- Baloch nationalist–Islamic State conflict: Part of the Insurgency in Balochistan
| Date | March 2025 – present |
| Location | Balochistan, Pakistan |
| Status | Ongoing conflict |

Belligerents
- Baloch nationalist militants;: Islamic State

Units involved
- Balochistan Liberation Army;: Islamic State Khorasan Province Foreign fighters; ; ;

Casualties and losses
- 1 militant executed: 30 militants killed

= Baloch nationalist–Islamic State conflict =

Conflict between Baloch separatists and the Islamic State

The Baloch nationalist–Islamic State conflict refers to a series of violent engagements primarily between the Islamic State's affiliates and Baloch nationalists in and around the Balochistan province of Pakistan.

== Background ==
=== Insurgency, militancy, and anti-Shi'ism in Balochistan ===
Balochistan has long been a region affected by insurgency and militancy, with various Baloch nationalist groups, including the BLA, engaging in armed resistance against the Pakistani state. ISKP, an affiliate of the Islamic State active in Afghanistan, Iran and Pakistan, has also operated sporadically in Balochistan, particularly targeting Shi’a and other minorities. ISKP has excused attacks on Balochistan's Shia community as a way to stop the expansion of Shia madrass in Balochistan.

==== Recent rise in violence in Balochistan ====
In the 2010s, attacks against the Shia community by sectarian groups—though not always directly related to the political struggle—rose, contributing to tensions in Balochistan. In Pakistan, the ethnic separatist insurgency is low-scale but ongoing mainly in southern Balochistan, as well as sectarian and religiously motivated militancy concentrated mainly in northern and central Balochistan.

=== Overlapping territories and opposing ideologies ===
The Islamic State's Khorasan province primarily operates in the central-west parts of Balochistan, from the outskirts of Quetta and Mastung till Kalat, and parts of Khuzdar. From Mastung, the group's area of operations extends into the Bolan pass and reaches into Balochistan's Sibi district, which borders Pakistan's Sindh province. This puts the group in direct conflict with the Baloch Liberation Army as its area of operations as it overlaps with BLA's area of operations. It has put both groups at odds with each other, especially due ISKP having an Islamist-jihadist and Salafi jihadist ideology, aiming to establish a global caliphate, while BLA maintains itself as secularist-nationalist and Baloch nationalist-separatist group, aiming to separate Balochistan from Pakistan.

== Timeline ==
According to local law enforcement from Pakistan's Balochistan province, ISKP militants slit the throat of a BLA insurgent for spying on an ISKP camp. This caused fighters in a nearby BLA-affiliated group to then plan an attack on the ISKP camp in order to avenge the death of their executed comrade.

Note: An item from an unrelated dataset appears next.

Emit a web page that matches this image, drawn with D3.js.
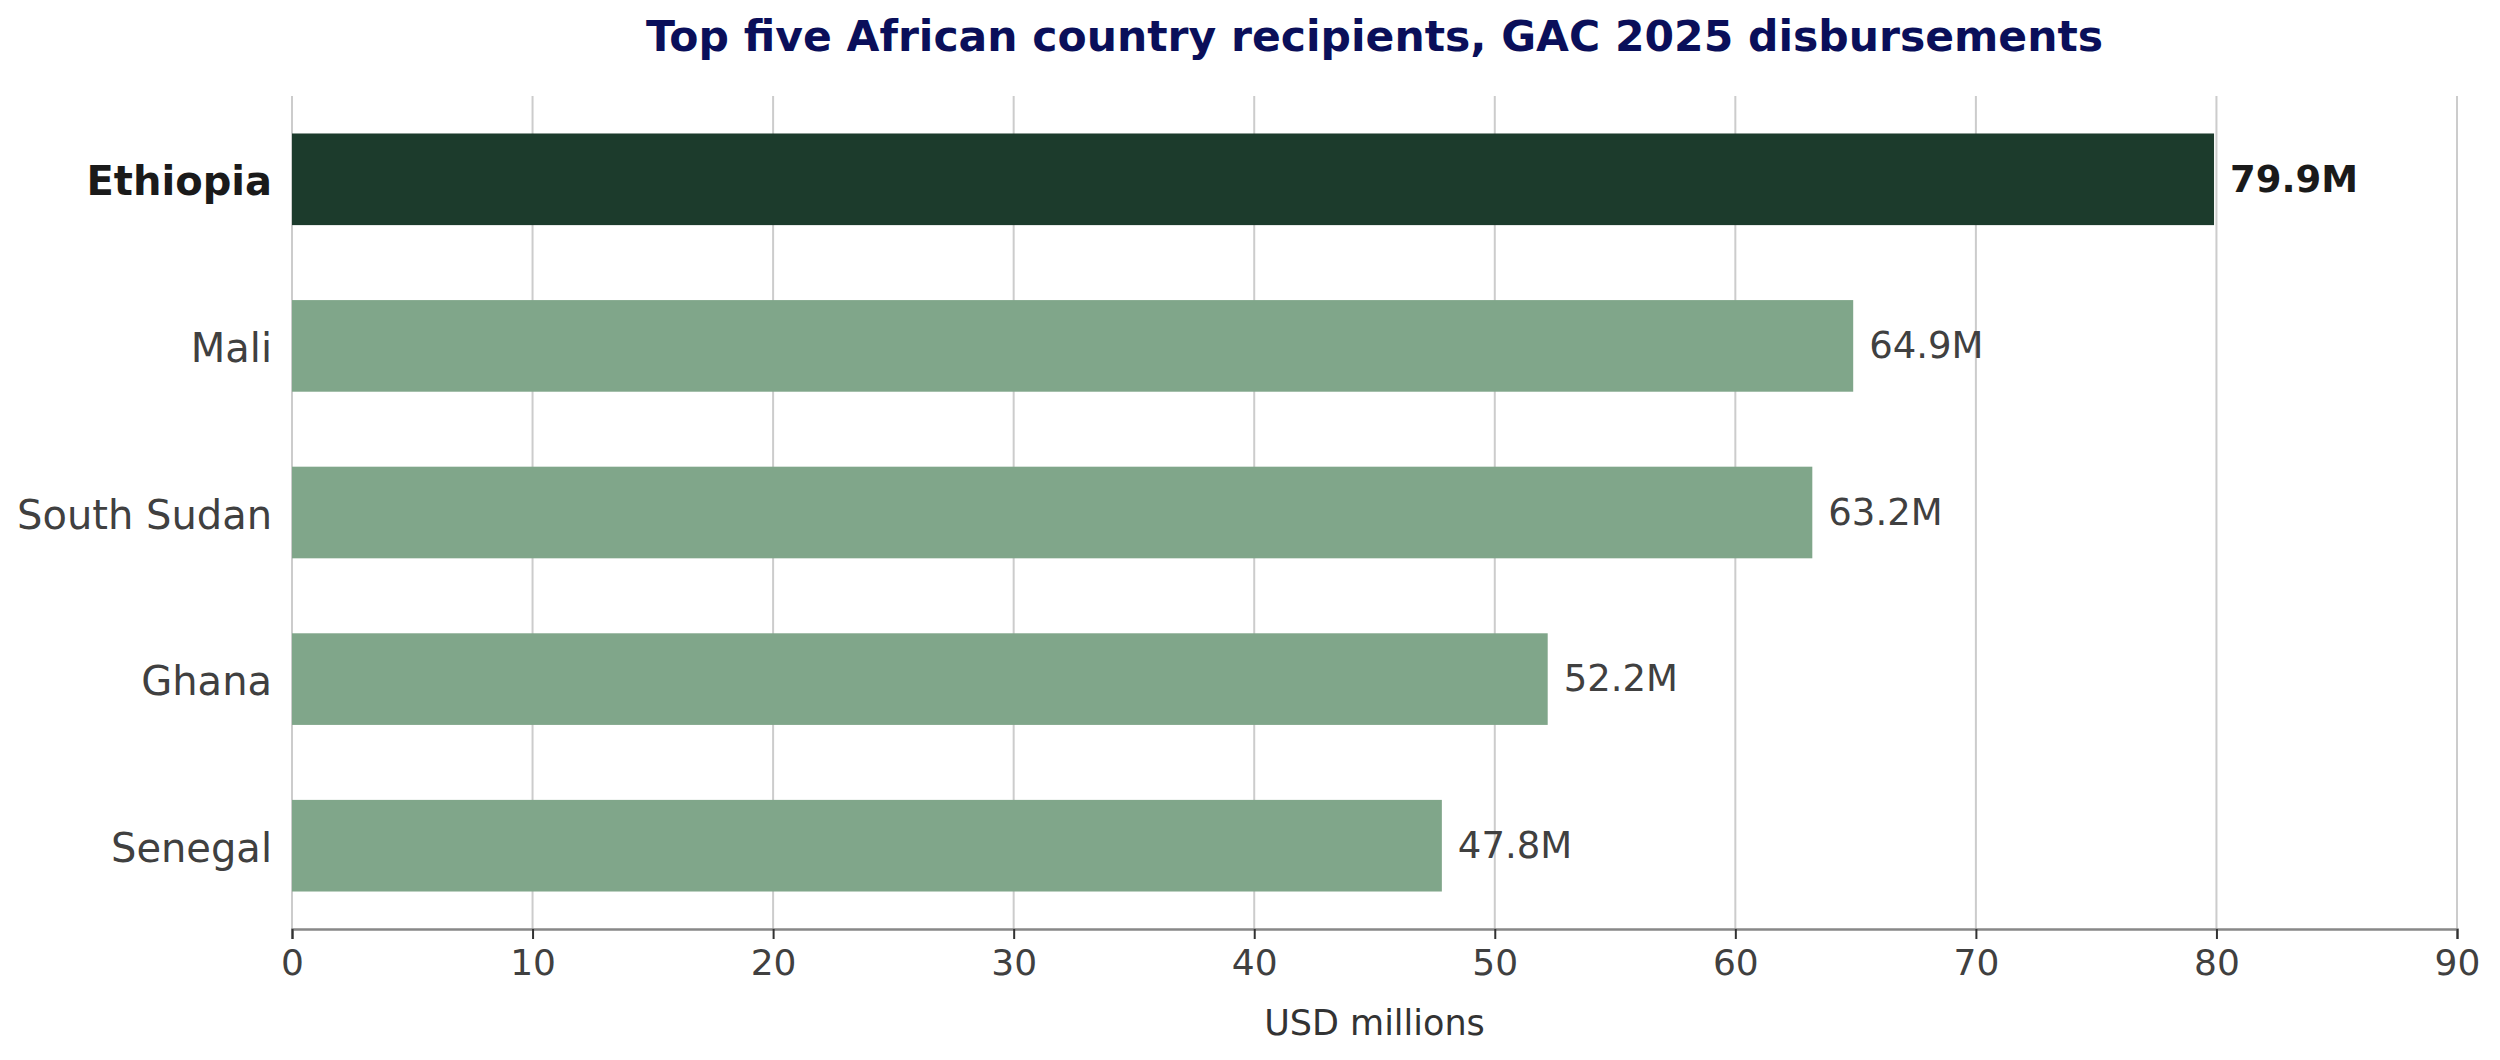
<!DOCTYPE html>
<html lang="en">
<head>
    <meta charset="UTF-8">
    <script src="https://d3js.org/d3.v7.min.js"></script>
    <style>
        body { margin: 0; background: #fff; }
        text { font-family: "DejaVu Sans", sans-serif; }
    </style>
</head>
<body>
    <script>
        // chart data
        var countries = ["Ethiopia", "Mali", "South Sudan", "Ghana", "Senegal"];
        var values = [79.9, 64.9, 63.2, 52.2, 47.8];
        var valueLabels = ["79.9M", "64.9M", "63.2M", "52.2M", "47.8M"];
        var xTicks = [0, 10, 20, 30, 40, 50, 60, 70, 80, 90];
        var highlight = "Ethiopia";

        var data = countries.map(function(c, i) {
            return { country: c, value: values[i], label: valueLabels[i] };
        });

        let svgwidth = 2500;
        let svgheight = 1060;
        // plot area (window.top is reserved, so use own names)
        var plotLeft = 292, plotRight = 2457, plotTop = 96, plotBottom = 929;

        let svg = d3.select("body").append("svg")
            .attr("width", svgwidth)
            .attr("height", svgheight);

        let x = d3.scaleLinear().domain([0, 90]).range([plotLeft, plotRight]);
        let y = d3.scaleBand().domain(countries).range([plotTop, plotBottom])
            .paddingInner(0.45).paddingOuter(0.225);

        // vertical grid
        svg.selectAll(".grid").data(xTicks).enter().append("line")
            .attr("class", "grid")
            .attr("x1", d => x(d)).attr("x2", d => x(d))
            .attr("y1", plotTop).attr("y2", plotBottom)
            .attr("stroke", "#cccccc").attr("stroke-width", 2);

        // bars
        svg.selectAll(".bar").data(data).enter().append("rect")
            .attr("class", "bar")
            .attr("x", x(0))
            .attr("y", d => y(d.country))
            .attr("width", d => x(d.value) - x(0))
            .attr("height", y.bandwidth())
            .attr("fill", d => d.country === highlight ? "#1c3b2c" : "#80a68a");

        // value labels
        svg.selectAll(".val").data(data).enter().append("text")
            .attr("class", "val")
            .attr("x", d => x(d.value) + 16)
            .attr("y", d => y(d.country) + y.bandwidth() / 2)
            .attr("dy", "0.33em")
            .attr("font-size", "37px")
            .attr("font-weight", d => d.country === highlight ? "bold" : "normal")
            .attr("fill", d => d.country === highlight ? "#1a1a1a" : "#404040")
            .text(d => d.label);

        // x axis
        let xAxis = svg.append("g")
            .attr("transform", "translate(0," + plotBottom + ")")
            .call(d3.axisBottom(x).tickValues(xTicks).tickSize(10).tickPadding(10));
        xAxis.select(".domain").attr("stroke", "#888888").attr("stroke-width", 2.5);
        xAxis.selectAll(".tick line").attr("stroke", "#333333").attr("stroke-width", 2);
        xAxis.selectAll(".tick text")
            .attr("font-size", "36px")
            .attr("fill", "#404040")
            .attr("font-family", "DejaVu Sans");

        // y axis labels
        let yAxis = svg.append("g")
            .attr("transform", "translate(" + plotLeft + ",0)")
            .call(d3.axisLeft(y).tickSize(0).tickPadding(20));
        yAxis.select(".domain").remove();
        yAxis.selectAll(".tick text")
            .attr("dy", "0.4em")
            .attr("font-size", "40px")
            .attr("font-family", "DejaVu Sans")
            .attr("font-weight", d => d === highlight ? "bold" : "normal")
            .attr("fill", d => d === highlight ? "#1a1a1a" : "#404040");

        // axis title
        svg.append("text")
            .attr("x", (plotLeft + plotRight) / 2)
            .attr("y", 1023)
            .attr("dy", "0.35em")
            .attr("text-anchor", "middle")
            .attr("font-size", "35px")
            .attr("fill", "#333333")
            .text("USD millions");

        // chart title
        svg.append("text")
            .attr("x", (plotLeft + plotRight) / 2)
            .attr("y", 36)
            .attr("dy", "0.35em")
            .attr("text-anchor", "middle")
            .attr("font-size", "42.5px")
            .attr("font-weight", "bold")
            .attr("fill", "#0a0f5a")
            .text("Top five African country recipients, GAC 2025 disbursements");
    </script>
</body>
</html>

In March 2025, BLA militants reportedly surrounded, attacked, and destroyed the ISKP training camp near the Bolan River in Mastung. The raid resulted in the deaths of approximately 30 ISKP members, including foreign fighters from Turkey, India, Tajikistan, and Uzbekistan.

On May 25, 2025, ISKP officially declared war on Baloch pro-independence armed groups, including the BLA. The group accused these factions of launching unprovoked attacks on its fighters in Balochistan's Mastung district.

The announcement was made in a 36-minute Pashto-language video released by ISKP's media wing, Al-Azaim Foundation. The narrator says ISKP had previously maintained a “non-aggression policy” towards Baloch insurgents but now considers them adversaries. “Difficult and bloody days are ahead,” the narrator warns, adding that ISKP will retaliate against Baloch insurgent groups and their supporters, just as it has fought the Afghan Taliban. The video also claims that ISKP operates training camps in the mountainous regions of Balochistan. ISKP also released a booklet targeting nationalist movements such as the Baloch Yakjehti Committee (BYC) led by Mahrang Baloch and the Pashtun Tahafuz Movement (PTM) led by Manzoor Pashteen.

On 8 September, 2025 the Islamic State claimed a suicide bombing on a political rally of the Balochistan National Party-Mengal and supporters in the Quetta stadium parking lot which killed 15 people and injured several others.